I'd still be me, after all. And this year would be the year that Sandra Bullock tells me to think about hanging it up, but I still love the game and love the competition, so I stick it out for just one more year. Sure, my shoulder gives me fits, and getting in shape is more difficult each year, but darn it, I love the game. Next year I'll retire and spend more time with the Jawa. I'll become a writer or something. After all, I did major in English in college.
That's my fantasy world. True, it is a simple one, and probably reveals plenty about my self-esteem and lack of ambition. After all, if you're going to have a fantasy, why not make yourself a superstar? You take your fantasy; I'll take mine.
Meanwhile, back at the car, I reached in and pulled out the three bags. With the third, I felt a sharp pain in that spot I was only noticed when I was sleeping. "Ooow-wow!" I said.
Then it went away. I carried the three bags into school, up a flight of stairs, and deposited them in the library. I walked back down the stairs, stopped to talk to Jenny from the Block, went back out to the car and drove away.
I am now sitting in a chair. It is several hours later. Every three minutes or so I squirm, trying to find a position that does not result in shooting pains down my leg. I have been stretching, fidgeting, laying on the floor, on the couch, standing up, sitting hunched over, sitting straight up, lying on my side in the fetal position. Nothing helps. Sandra Bullock has promised me Tylenol laced with codeine. Maybe that will help. I am now, at least for today, a guy with back problems.
All day I have been announcing, "I AM NOT A GUY WITH BACK PROBLEMS!" to which the low-key but occasionally sly woman who sits next to me at the biotech said, "Yes, but you are 41."
Today was a celebratory day at the biotech. They've secured a big private funding deal and signed papers that will eventually allow the company to move into San Francisco. To mark this, the entire company -- save for contractors whose wives hold lofty positions within the organization and feel that having their lowly husbands present might cramp their style -- took off work at 10:15 and loaded up into buses that took them to the Embarcadero, where they then boarded a luxurious yacht to enjoy a bay cruise.

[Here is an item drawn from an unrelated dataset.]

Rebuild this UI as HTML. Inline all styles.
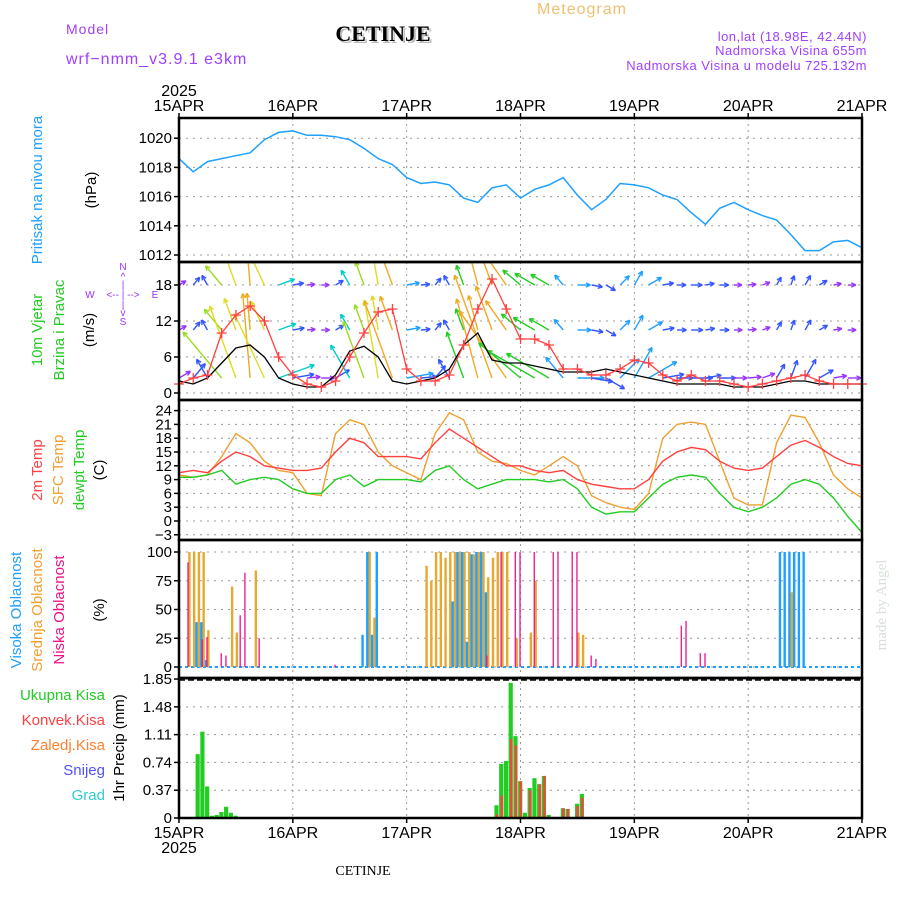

Contractors whose wives hold lofty positions within the organization and feel that having their husbands present might cramp their style were officially invited to this party but unofficially discouraged from attending. Instead, they stayed behind, wracked by back pain so new and unexpected that it would not have been inappropriate to say the shehechyanu over it, squrming in their office chairs as they filled out endless equipment status forms with only the Woman who Speaks Loudly on her Phone About Food for company.
As you may have guessed, this arrangement did not last until the previously agreed-on 3:00 end time. Once I realized that we had forgotten to work out Shack's lunchtime feeding, it was very easy to rationalize the idea that I should leave at 1:00 pm and continue my status forms at home. In pain, but without the persistent hacking cough of the Woman on the Phone, the day brightened considerably.
As much as a day that involves your back constantly reminding you that you are 41 years old, that is.